Whether you’re using agile, waterfall, some combination or something else entirely, you need a process for product management. The fundamentals of good product management remain the same, regardless of development methodology.

When we ask clients about their new-product innovation and go-to-market process, they often respond with: “We use agile.” There’s just one problem: Agile isn’t a process for product management. It’s a method for product development.

Whether you’re using agile, waterfall, some combination (Scrummerfall? Iterative water-kanban?) or something else entirely, you need a process for product management.

Saying you use agile as your process for product management is like saying tasting your dishes as you’re cooking is your process for being a chef. Many chefs do this to ensure the output is as they expect and to make corrections along the way. But there’s more to being a great chef.

Imagine you’re preparing a dinner for friends. You need to know their preferences, expectations and needs, how many people you’ll be serving, and when and where the meal will take place. With these inputs, you can develop a rough plan or “roadmap” for the meal. Make sure you have the right ingredients and know how long each dish takes to cook so you can plan when to start preparing each one.

Tasting as you cook may help the meal turn out better, but if you don’t know what your guests like or are allergic to, or if you don’t have the right ingredients before you start – and it’s too late to run to the store – your meal will be a disaster. The moral is: Whether or not you use agile, without proper planning and analysis, a new product, or an enhancement to an existing offering, is unlikely to succeed.

The fundamentals of good product management remain the same, regardless of development methodology – understand the market and customer needs, design products that address those needs while meeting financial or other goals, take responsibility for the overall commercial success of products and manage each product through its entire lifecycle. Many crucial product management elements are unrelated to the product development process – from market sizing to pricing to sales enablement. To equate agile with a product management process is to ignore product managers’ other responsibilities toward making their products commercially successful.

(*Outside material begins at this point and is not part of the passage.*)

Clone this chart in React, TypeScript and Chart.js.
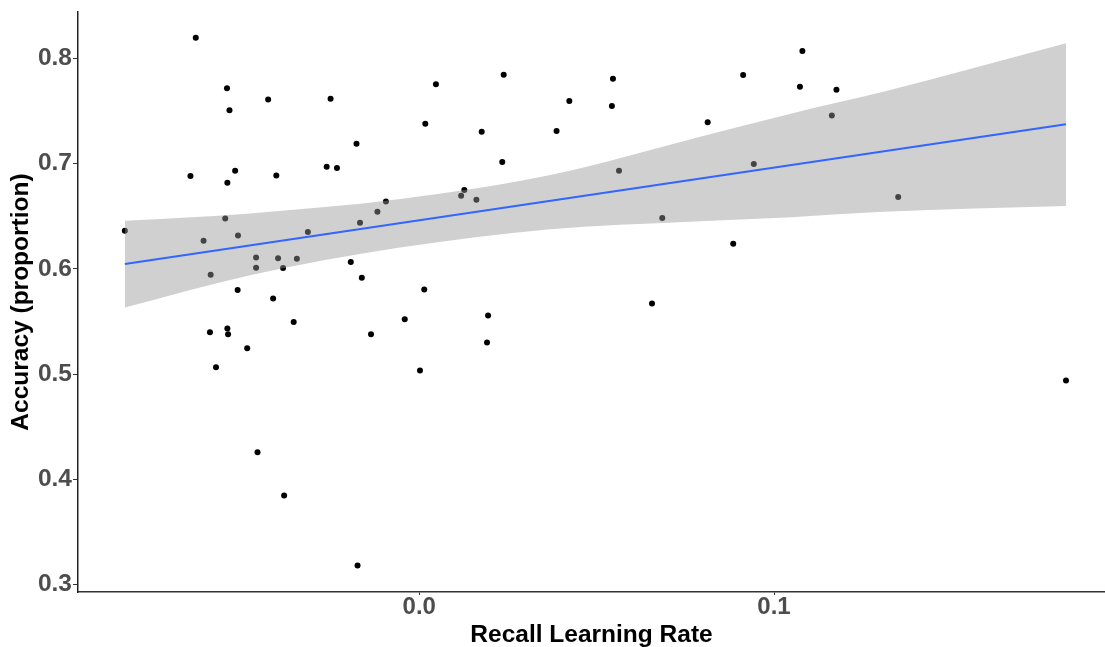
import React, { useEffect, useRef } from "react";
import { Chart, registerables } from "chart.js";

Chart.register(...registerables);

// Observed participants: recall learning rate (x) and accuracy (y)
const recallRate = [
  -0.083, -0.0645, -0.063, -0.0608, -0.059, -0.0588, -0.0573, -0.0547, -0.0542, -0.0541,
  -0.0541, -0.0539, -0.0535, -0.0519, -0.0512, -0.0511, -0.0485, -0.046, -0.046, -0.0456,
  -0.0426, -0.0412, -0.0403, -0.0398, -0.0384, -0.0381, -0.0354, -0.0345, -0.0314, -0.0261,
  -0.025, -0.0232, -0.0193, -0.0177, -0.0174, -0.0167, -0.0162, -0.0136, -0.0118, -0.0094,
  -0.0041, 0.0002, 0.0014, 0.0017, 0.0047, 0.0118, 0.0127, 0.0161, 0.0176, 0.0191,
  0.0194, 0.0234, 0.0238, 0.0387, 0.0423, 0.0543, 0.0546, 0.0563, 0.0656, 0.0685,
  0.0813, 0.0885, 0.0913, 0.0943, 0.1073, 0.108, 0.1163, 0.1176, 0.135, 0.1823,
];
const accuracy = [
  0.6361, 0.6881, 0.8196, 0.6266, 0.5398, 0.5943, 0.5066, 0.6479, 0.7715, 0.6817,
  0.5433, 0.5379, 0.7506, 0.6932, 0.58, 0.6317, 0.5246, 0.6108, 0.601, 0.4258,
  0.761, 0.5719, 0.6888, 0.6101, 0.6007, 0.3846, 0.5496, 0.6095, 0.6349, 0.697,
  0.7616, 0.6957, 0.6064, 0.7188, 0.3181, 0.6437, 0.5915, 0.5379, 0.6542, 0.6641,
  0.5522, 0.5034, 0.5804, 0.7378, 0.7753, 0.6694, 0.6748, 0.6656, 0.7302, 0.53,
  0.5557, 0.7014, 0.7844, 0.7309, 0.7594, 0.7547, 0.7806, 0.6932, 0.5671, 0.6482,
  0.7394, 0.6238, 0.7841, 0.6995, 0.773, 0.8069, 0.7458, 0.7702, 0.6682, 0.4939,
];

// Fitted regression line (endpoints)
const fitX = [-0.083, 0.1823];
const fitY = [0.6046, 0.7374];

// Confidence band edges
const bandX = [-0.083, -0.0477, -0.0054, 0.0369, 0.0792, 0.105, 0.1308, 0.1823];
const bandUpper = [0.6456, 0.6527, 0.6663, 0.6891, 0.7255, 0.7477, 0.7682, 0.8143];
const bandLower = [0.5633, 0.594, 0.6202, 0.6377, 0.6452, 0.6491, 0.6542, 0.6596];

const xTicks = [0.0, 0.1];
const yTicks = [0.3, 0.4, 0.5, 0.6, 0.7, 0.8];
const xTitle = "Recall Learning Rate";
const yTitle = "Accuracy (proportion)";

const FONT = "'Liberation Sans', Arial, Helvetica, sans-serif";

export default function App() {
  const ref = useRef<HTMLCanvasElement>(null);

  useEffect(() => {
    if (!ref.current) return;
    const points = recallRate.map((x, i) => ({ x, y: accuracy[i] }));
    const fit = fitX.map((x, i) => ({ x, y: fitY[i] }));
    const upper = bandX.map((x, i) => ({ x, y: bandUpper[i] }));
    const lower = bandX.map((x, i) => ({ x, y: bandLower[i] }));

    const chart = new Chart(ref.current, {
      type: "scatter",
      data: {
        datasets: [
          {
            type: "line",
            data: fit,
            borderColor: "#3366FF",
            borderWidth: 2.2,
            pointRadius: 0,
            fill: false,
          } as any,
          {
            type: "line",
            data: upper,
            borderWidth: 0,
            borderColor: "rgba(0,0,0,0)",
            pointRadius: 0,
            fill: false,
            cubicInterpolationMode: "monotone",
          } as any,
          {
            type: "line",
            data: lower,
            borderWidth: 0,
            borderColor: "rgba(0,0,0,0)",
            pointRadius: 0,
            fill: 1,
            backgroundColor: "rgba(150,150,150,0.45)",
            cubicInterpolationMode: "monotone",
          } as any,
          {
            type: "scatter",
            data: points,
            pointRadius: 3,
            pointBackgroundColor: "#000",
            pointBorderWidth: 0,
            backgroundColor: "#000",
            borderWidth: 0,
          } as any,
        ],
      },
      options: {
        responsive: false,
        animation: false,
        devicePixelRatio: 1,
        layout: { padding: { top: 12, right: 0, bottom: 0, left: 0 } },
        plugins: {
          legend: { display: false },
          tooltip: { enabled: false },
        },
        scales: {
          x: {
            type: "linear",
            min: -0.0962,
            max: 0.1933,
            afterBuildTicks: (s: any) => {
              s.ticks = xTicks.map((v) => ({ value: v }));
            },
            afterFit: (s: any) => {
              s.height = 55;
            },
            ticks: {
              autoSkip: false,
              maxRotation: 0,
              padding: 0,
              color: "#4D4D4D",
              font: { family: FONT, size: 24, weight: "bold", lineHeight: 1 },
              callback: (v: any) => Number(v).toFixed(1),
            },
            grid: {
              display: true,
              drawOnChartArea: false,
              drawTicks: true,
              tickLength: 3,
              color: "#333",
              lineWidth: 1,
            },
            border: { display: true, color: "#333", width: 1.5 },
            title: {
              display: true,
              text: xTitle,
              color: "#000",
              font: { family: FONT, size: 24.5, weight: "bold", lineHeight: 1 },
              padding: { top: 0, bottom: 0 },
            },
          },
          y: {
            type: "linear",
            min: 0.293,
            max: 0.844,
            afterBuildTicks: (s: any) => {
              s.ticks = yTicks.map((v) => ({ value: v }));
            },
            afterFit: (s: any) => {
              s.width = 78;
            },
            ticks: {
              autoSkip: false,
              padding: 1,
              color: "#4D4D4D",
              font: { family: FONT, size: 24.5, weight: "bold", lineHeight: 0.9 },
              callback: (v: any) => Number(v).toFixed(1),
            },
            grid: {
              display: true,
              drawOnChartArea: false,
              drawTicks: true,
              tickLength: 5,
              color: "#333",
              lineWidth: 1,
            },
            border: { display: true, color: "#222", width: 1.5 },
            title: {
              display: true,
              text: yTitle,
              color: "#000",
              font: { family: FONT, size: 24.5, weight: "bold", lineHeight: 1 },
              padding: { top: 9, bottom: 0 },
            },
          },
        },
      } as any,
    });
    return () => chart.destroy();
  }, []);

  return (
    <div
      style={{
        position: "fixed",
        left: 0,
        top: 0,
        width: 1105,
        height: 647,
        background: "#fff",
        overflow: "hidden",
      }}
    >
      <canvas ref={ref} width={1109} height={647} style={{ display: "block" }} />
    </div>
  );
}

Obviously, there is an impact on product management when a waterfall approach is traded for an agile approach – e.g. the method for communicating requirements (user stories), the role of the product manager in working with the product development team (product owner), and the approach to customer research and prototyping. These differences often challenge product managers (and others) to adapt, and require new knowledge and skills. But this doesn’t mean that everything pre-agile gets thrown out the window. Instead, some of the elements of the product management process must simply be modified to reflect agile.

Whether you use a waterfall or agile process for product development, our Product Marketing and Management Model offers product managers an innovation and go-to-market process based on our research on the practices of best-in-class B2B companies. It provides a framework for the activities and deliverables necessary to create, launch and sustain customer-oriented offerings. Product development is an important piece of this model, but not a replacement for it.